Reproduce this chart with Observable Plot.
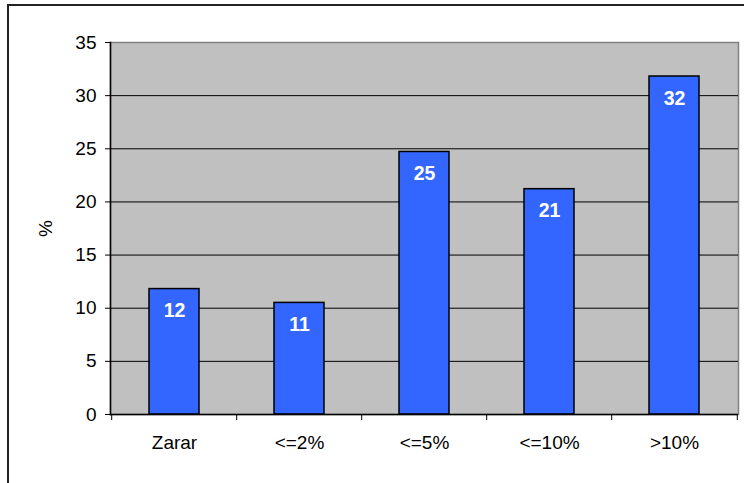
<!DOCTYPE html>
<html>
<head>
<meta charset="utf-8">
<script src="https://cdn.jsdelivr.net/npm/d3@7"></script>
<script src="https://cdn.jsdelivr.net/npm/@observablehq/plot@0.6"></script>
<style>
  html, body { margin: 0; padding: 0; background: #fff; }
  #wrap { position: relative; width: 744px; height: 483px; overflow: hidden; }
  #border { position: absolute; left: 7px; top: 4px; width: 800px; height: 600px; border: 2px solid #222; box-sizing: border-box; pointer-events: none; }
  #chart { position: absolute; left: 0; top: 0; }
</style>
</head>
<body>
<div id="wrap"><div id="chart"></div><div id="border"></div></div>
<script>
const categories = ["Zarar", "<=2%", "<=5%", "<=10%", ">10%"];
const values = [11.8, 10.5, 24.7, 21.2, 31.8];
const valueLabels = ["12", "11", "25", "21", "32"];
const yTicks = [0, 5, 10, 15, 20, 25, 30, 35];
const gridTicks = [5, 10, 15, 20, 25, 30];

const data = categories.map((c, i) => ({cat: c, value: values[i], label: valueLabels[i]}));

const W = 744, H = 483, mL = 110, mR = 6, mT = 42, mB = 69;
const step = (W - mL - mR) / categories.length;

const chart = Plot.plot({
  width: W,
  height: H,
  marginLeft: mL,
  marginRight: mR,
  marginTop: mT,
  marginBottom: mB,
  style: {fontFamily: "'Liberation Sans', Arial, sans-serif", fontSize: "19px", color: "#000", background: "transparent"},
  x: {domain: categories, paddingInner: 0.6, paddingOuter: 0.3, label: null},
  y: {domain: [0, 35], label: null},
  marks: [
    Plot.frame({fill: "#c0c0c0", stroke: "#808080", strokeWidth: 1.5}),
    Plot.ruleY(gridTicks, {stroke: "#000", strokeWidth: 1}),
    Plot.barY(data, {x: "cat", y: "value", fill: "#3366ff", stroke: "#000", strokeWidth: 1.5}),
    Plot.text(data, {x: "cat", y: "value", text: "label", fill: "#fff", fontWeight: "bold", fontSize: 19.5, dy: 22, lineAnchor: "middle"}),
    Plot.ruleY([0], {stroke: "#000", strokeWidth: 1.5}),
    Plot.frame({anchor: "left", stroke: "#000", strokeWidth: 1.5}),
    Plot.axisY(yTicks, {tickSize: 5, tickPadding: 9, label: "%", labelAnchor: "center", labelArrow: "none", labelOffset: 72, fontSize: 19, stroke: "#000"}),
    Plot.axisX(categories, {tickSize: 6, dx: -step / 2, text: null, label: null}),
    Plot.axisX([categories[categories.length - 1]], {tickSize: 6, dx: step / 2, text: null, label: null}),
    Plot.axisX(categories, {tickSize: 0, tickPadding: 21, label: null, fontSize: 19})
  ]
});
document.getElementById("chart").appendChild(chart);
</script>
</body>
</html>
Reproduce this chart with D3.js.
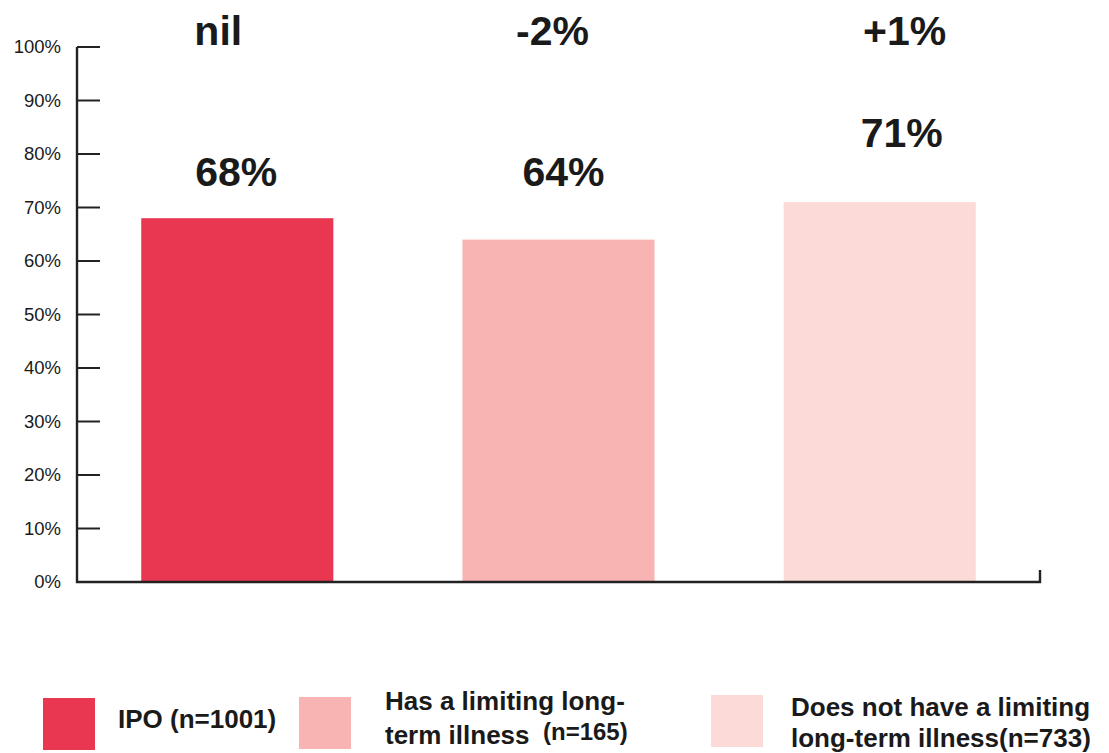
<!DOCTYPE html>
<html>
<head>
<meta charset="utf-8">
<script src="https://cdn.jsdelivr.net/npm/d3@7"></script>
<style>
  html, body { margin: 0; padding: 0; background: #fff; }
  svg { display: block; }
  text { font-family: "Liberation Sans", Arial, Helvetica, sans-serif; fill: #1a1a1a; }
</style>
</head>
<body>
<svg id="chart" width="1109" height="753"></svg>
<script>
// Share of respondents per group
const groups = ["IPO", "Has a limiting long-term illness", "Does not have a limiting long-term illness"];
const values = [68, 64, 71];
const changeLabels = ["nil", "-2%", "+1%"];
const barColors = ["#e93651", "#f7b4b2", "#fcdad7"];
const yTicks = [0, 10, 20, 30, 40, 50, 60, 70, 80, 90, 100];
const legendLines = [
  ["IPO (n=1001)"],
  ["Has a limiting long-", "term illness"],
  ["Does not have a limiting", "long-term illness(n=733)"]
];
const legendSuffix = ["", "(n=165)", ""];

// Layout
const plot = { left: 77, right: 1040, top: 47, bottom: 582 };
// hand-placed nudges for the annotations above each bar
const valueNudge = [{ dx: -1, dy: -32 }, { dx: 5, dy: -54 }, { dx: 22, dy: -55 }];
const changeNudge = [-19, -6, 25];
const changeBaseline = 45;

const svg = d3.select("#chart");

const x = d3.scaleBand()
  .domain(groups)
  .range([plot.left, plot.right])
  .paddingInner(0.402)
  .paddingOuter(0.2);

const y = d3.scaleLinear()
  .domain([0, 100])
  .range([plot.bottom, plot.top]);

// Bars
svg.append("g")
  .selectAll("rect")
  .data(values)
  .join("rect")
  .attr("x", (d, i) => x(groups[i]))
  .attr("y", d => y(d))
  .attr("width", x.bandwidth())
  .attr("height", d => y(0) - y(d))
  .attr("fill", (d, i) => barColors[i]);

// Y axis
const yAxis = d3.axisLeft(y)
  .tickValues(yTicks)
  .tickFormat(d => d + "%")
  .tickSize(0)
  .tickPadding(16);

const gy = svg.append("g")
  .attr("transform", `translate(${plot.left},0)`)
  .call(yAxis);
gy.select(".domain").remove();
gy.selectAll("text")
  .attr("font-size", 18.5)
  .attr("fill", "#1a1a1a")
  .style("font-family", "'Liberation Sans', Arial, sans-serif");

// tick marks pointing into the plot
svg.append("g")
  .selectAll("line")
  .data(yTicks.filter(t => t > 0))
  .join("line")
  .attr("x1", plot.left)
  .attr("x2", plot.left + 23)
  .attr("y1", d => y(d))
  .attr("y2", d => y(d))
  .attr("stroke", "#222")
  .attr("stroke-width", 2);

// Axis frame: vertical axis, baseline and the closing tick on the right
svg.append("path")
  .attr("d", `M${plot.left},${y(100)}V${y(0)}H${plot.right}V${y(0) - 12}`)
  .attr("fill", "none")
  .attr("stroke", "#222")
  .attr("stroke-width", 2.4);

// Value labels
svg.append("g")
  .selectAll("text")
  .data(values)
  .join("text")
  .attr("x", (d, i) => x(groups[i]) + x.bandwidth() / 2 + valueNudge[i].dx)
  .attr("y", (d, i) => y(d) + valueNudge[i].dy)
  .attr("text-anchor", "middle")
  .attr("font-size", 41)
  .attr("font-weight", "bold")
  .text(d => d + "%");

// Change labels along the top
svg.append("g")
  .selectAll("text")
  .data(changeLabels)
  .join("text")
  .attr("x", (d, i) => x(groups[i]) + x.bandwidth() / 2 + changeNudge[i])
  .attr("y", changeBaseline)
  .attr("text-anchor", "middle")
  .attr("font-size", 41)
  .attr("font-weight", "bold")
  .text(d => d);

// Legend
const legendItems = [
  { sx: 43, sy: 698, tx: 118, lines: [728] },
  { sx: 299, sy: 697, tx: 385, lines: [710, 744], suffix: { x: 543, y: 740 } },
  { sx: 711, sy: 695, tx: 791, lines: [716, 747] }
];
const legend = svg.append("g");
legendItems.forEach((it, i) => {
  legend.append("rect")
    .attr("x", it.sx).attr("y", it.sy)
    .attr("width", 52).attr("height", 52)
    .attr("fill", barColors[i]);
  legendLines[i].forEach((line, j) => {
    legend.append("text")
      .attr("x", it.tx).attr("y", it.lines[j])
      .attr("font-size", 26).attr("font-weight", "bold")
      .text(line);
  });
  if (legendSuffix[i]) {
    legend.append("text")
      .attr("x", it.suffix.x).attr("y", it.suffix.y)
      .attr("font-size", 24).attr("font-weight", "bold")
      .text(legendSuffix[i]);
  }
});
</script>
</body>
</html>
● ● ● ●
• [Problem to solve]: The records above need to be restated word for word, with the pictures left out.

• [Finished task]:
Reproduce this chart with Observable Plot.
<!DOCTYPE html>
<html>
<head>
<meta charset="utf-8">
<script src="https://cdn.jsdelivr.net/npm/d3@7"></script>
<script src="https://cdn.jsdelivr.net/npm/@observablehq/plot@0.6"></script>
<style>
  html, body { margin: 0; padding: 0; background: #fff; }
  #wrap { position: relative; width: 744px; height: 483px; overflow: hidden; }
  #border { position: absolute; left: 7px; top: 4px; width: 800px; height: 600px; border: 2px solid #222; box-sizing: border-box; pointer-events: none; }
  #chart { position: absolute; left: 0; top: 0; }
</style>
</head>
<body>
<div id="wrap"><div id="chart"></div><div id="border"></div></div>
<script>
const categories = ["Zarar", "<=2%", "<=5%", "<=10%", ">10%"];
const values = [11.8, 10.5, 24.7, 21.2, 31.8];
const valueLabels = ["12", "11", "25", "21", "32"];
const yTicks = [0, 5, 10, 15, 20, 25, 30, 35];
const gridTicks = [5, 10, 15, 20, 25, 30];

const data = categories.map((c, i) => ({cat: c, value: values[i], label: valueLabels[i]}));

const W = 744, H = 483, mL = 110, mR = 6, mT = 42, mB = 69;
const step = (W - mL - mR) / categories.length;

const chart = Plot.plot({
  width: W,
  height: H,
  marginLeft: mL,
  marginRight: mR,
  marginTop: mT,
  marginBottom: mB,
  style: {fontFamily: "'Liberation Sans', Arial, sans-serif", fontSize: "19px", color: "#000", background: "transparent"},
  x: {domain: categories, paddingInner: 0.6, paddingOuter: 0.3, label: null},
  y: {domain: [0, 35], label: null},
  marks: [
    Plot.frame({fill: "#c0c0c0", stroke: "#808080", strokeWidth: 1.5}),
    Plot.ruleY(gridTicks, {stroke: "#000", strokeWidth: 1}),
    Plot.barY(data, {x: "cat", y: "value", fill: "#3366ff", stroke: "#000", strokeWidth: 1.5}),
    Plot.text(data, {x: "cat", y: "value", text: "label", fill: "#fff", fontWeight: "bold", fontSize: 19.5, dy: 22, lineAnchor: "middle"}),
    Plot.ruleY([0], {stroke: "#000", strokeWidth: 1.5}),
    Plot.frame({anchor: "left", stroke: "#000", strokeWidth: 1.5}),
    Plot.axisY(yTicks, {tickSize: 5, tickPadding: 9, label: "%", labelAnchor: "center", labelArrow: "none", labelOffset: 72, fontSize: 19, stroke: "#000"}),
    Plot.axisX(categories, {tickSize: 6, dx: -step / 2, text: null, label: null}),
    Plot.axisX([categories[categories.length - 1]], {tickSize: 6, dx: step / 2, text: null, label: null}),
    Plot.axisX(categories, {tickSize: 0, tickPadding: 21, label: null, fontSize: 19})
  ]
});
document.getElementById("chart").appendChild(chart);
</script>
</body>
</html>
Reproduce this chart with D3.js.
<!DOCTYPE html>
<html>
<head>
<meta charset="utf-8">
<script src="https://cdn.jsdelivr.net/npm/d3@7"></script>
<style>
  html, body { margin: 0; padding: 0; background: #fff; }
  svg { display: block; }
  text { font-family: "Liberation Sans", Arial, Helvetica, sans-serif; fill: #1a1a1a; }
</style>
</head>
<body>
<svg id="chart" width="1109" height="753"></svg>
<script>
// Share of respondents per group
const groups = ["IPO", "Has a limiting long-term illness", "Does not have a limiting long-term illness"];
const values = [68, 64, 71];
const changeLabels = ["nil", "-2%", "+1%"];
const barColors = ["#e93651", "#f7b4b2", "#fcdad7"];
const yTicks = [0, 10, 20, 30, 40, 50, 60, 70, 80, 90, 100];
const legendLines = [
  ["IPO (n=1001)"],
  ["Has a limiting long-", "term illness"],
  ["Does not have a limiting", "long-term illness(n=733)"]
];
const legendSuffix = ["", "(n=165)", ""];

// Layout
const plot = { left: 77, right: 1040, top: 47, bottom: 582 };
// hand-placed nudges for the annotations above each bar
const valueNudge = [{ dx: -1, dy: -32 }, { dx: 5, dy: -54 }, { dx: 22, dy: -55 }];
const changeNudge = [-19, -6, 25];
const changeBaseline = 45;

const svg = d3.select("#chart");

const x = d3.scaleBand()
  .domain(groups)
  .range([plot.left, plot.right])
  .paddingInner(0.402)
  .paddingOuter(0.2);

const y = d3.scaleLinear()
  .domain([0, 100])
  .range([plot.bottom, plot.top]);

// Bars
svg.append("g")
  .selectAll("rect")
  .data(values)
  .join("rect")
  .attr("x", (d, i) => x(groups[i]))
  .attr("y", d => y(d))
  .attr("width", x.bandwidth())
  .attr("height", d => y(0) - y(d))
  .attr("fill", (d, i) => barColors[i]);

// Y axis
const yAxis = d3.axisLeft(y)
  .tickValues(yTicks)
  .tickFormat(d => d + "%")
  .tickSize(0)
  .tickPadding(16);

const gy = svg.append("g")
  .attr("transform", `translate(${plot.left},0)`)
  .call(yAxis);
gy.select(".domain").remove();
gy.selectAll("text")
  .attr("font-size", 18.5)
  .attr("fill", "#1a1a1a")
  .style("font-family", "'Liberation Sans', Arial, sans-serif");

// tick marks pointing into the plot
svg.append("g")
  .selectAll("line")
  .data(yTicks.filter(t => t > 0))
  .join("line")
  .attr("x1", plot.left)
  .attr("x2", plot.left + 23)
  .attr("y1", d => y(d))
  .attr("y2", d => y(d))
  .attr("stroke", "#222")
  .attr("stroke-width", 2);

// Axis frame: vertical axis, baseline and the closing tick on the right
svg.append("path")
  .attr("d", `M${plot.left},${y(100)}V${y(0)}H${plot.right}V${y(0) - 12}`)
  .attr("fill", "none")
  .attr("stroke", "#222")
  .attr("stroke-width", 2.4);

// Value labels
svg.append("g")
  .selectAll("text")
  .data(values)
  .join("text")
  .attr("x", (d, i) => x(groups[i]) + x.bandwidth() / 2 + valueNudge[i].dx)
  .attr("y", (d, i) => y(d) + valueNudge[i].dy)
  .attr("text-anchor", "middle")
  .attr("font-size", 41)
  .attr("font-weight", "bold")
  .text(d => d + "%");

// Change labels along the top
svg.append("g")
  .selectAll("text")
  .data(changeLabels)
  .join("text")
  .attr("x", (d, i) => x(groups[i]) + x.bandwidth() / 2 + changeNudge[i])
  .attr("y", changeBaseline)
  .attr("text-anchor", "middle")
  .attr("font-size", 41)
  .attr("font-weight", "bold")
  .text(d => d);

// Legend
const legendItems = [
  { sx: 43, sy: 698, tx: 118, lines: [728] },
  { sx: 299, sy: 697, tx: 385, lines: [710, 744], suffix: { x: 543, y: 740 } },
  { sx: 711, sy: 695, tx: 791, lines: [716, 747] }
];
const legend = svg.append("g");
legendItems.forEach((it, i) => {
  legend.append("rect")
    .attr("x", it.sx).attr("y", it.sy)
    .attr("width", 52).attr("height", 52)
    .attr("fill", barColors[i]);
  legendLines[i].forEach((line, j) => {
    legend.append("text")
      .attr("x", it.tx).attr("y", it.lines[j])
      .attr("font-size", 26).attr("font-weight", "bold")
      .text(line);
  });
  if (legendSuffix[i]) {
    legend.append("text")
      .attr("x", it.suffix.x).attr("y", it.suffix.y)
      .attr("font-size", 24).attr("font-weight", "bold")
      .text(legendSuffix[i]);
  }
});
</script>
</body>
</html>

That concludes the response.